A variation is to ask yourself what you seem naturally good at or what you have reached a level of proficiency for but have reached a plateau.
For example, I've always had good physical coordination. So when I started riding mototrials and then transitioned to mountain biking, I quickly learned to bunny hop, ride skinnnies, and get over logs and other obstacles.
But I plateaued at a low intermediate level for those skills. I only practiced what I already knew how to do. Plus, I was constantly comparing myself to others. I was more concerned with impressing others, so I avoided riding with those who were better than me. My mindset became "try to impress others" and "avoid looking less skilled than others." The effect: I never improved.
Another variation is a mindset that changes from one practice session to another or even within the same session.
Before I understood how practice strategies affected the development of my MTB skills, my mindset about learning a specific skill would frequently change. For example, after repeatedly experiencing some progress during a bunny hops practice session and then having that progress disappear a few days later, my mindset would shift to a frustrated "I'm never going to get better at this!"

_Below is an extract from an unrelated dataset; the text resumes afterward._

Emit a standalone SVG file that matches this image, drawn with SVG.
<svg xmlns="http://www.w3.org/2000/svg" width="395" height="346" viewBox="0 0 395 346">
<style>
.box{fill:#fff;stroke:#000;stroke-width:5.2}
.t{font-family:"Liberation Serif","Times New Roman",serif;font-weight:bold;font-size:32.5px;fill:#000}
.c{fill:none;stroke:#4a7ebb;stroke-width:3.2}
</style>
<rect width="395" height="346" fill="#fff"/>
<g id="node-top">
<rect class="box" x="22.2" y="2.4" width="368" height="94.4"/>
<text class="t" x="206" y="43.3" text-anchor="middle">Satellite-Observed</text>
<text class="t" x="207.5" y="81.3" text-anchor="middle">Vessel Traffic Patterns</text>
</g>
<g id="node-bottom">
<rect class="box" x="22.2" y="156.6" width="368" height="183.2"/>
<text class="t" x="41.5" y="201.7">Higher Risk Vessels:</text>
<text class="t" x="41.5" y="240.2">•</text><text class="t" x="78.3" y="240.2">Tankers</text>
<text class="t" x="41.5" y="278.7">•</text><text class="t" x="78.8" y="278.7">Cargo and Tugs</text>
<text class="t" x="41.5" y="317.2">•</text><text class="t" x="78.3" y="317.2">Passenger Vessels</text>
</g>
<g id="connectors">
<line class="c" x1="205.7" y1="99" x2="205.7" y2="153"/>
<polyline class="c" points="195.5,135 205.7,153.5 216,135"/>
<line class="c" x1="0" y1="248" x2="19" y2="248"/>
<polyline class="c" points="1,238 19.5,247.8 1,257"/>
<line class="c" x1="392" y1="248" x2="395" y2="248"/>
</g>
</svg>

It's an essential first step to identify your mindset for those topics and skills that interest you with an awareness of how it can change.
How do you change your mindset?
I’ll dig deeper into the answer to that in Part 2. But start by asking yourself:
"How does my mindset affect this activity, skill, or experience?"
Better yet, ask the question using your first name and second-person pronouns like 'you' and 'your.' For example:
"Hey Griff, how is your mindset about bunny hops affecting your ability to improve?"
(I’ll post more on the benefits of that type of self-talk (AKA self-distancing) but if you can’t wait, see the book, Chatter: The Voice in Our Head, Why It Matters, and How to Harness It by Ethan Kross.)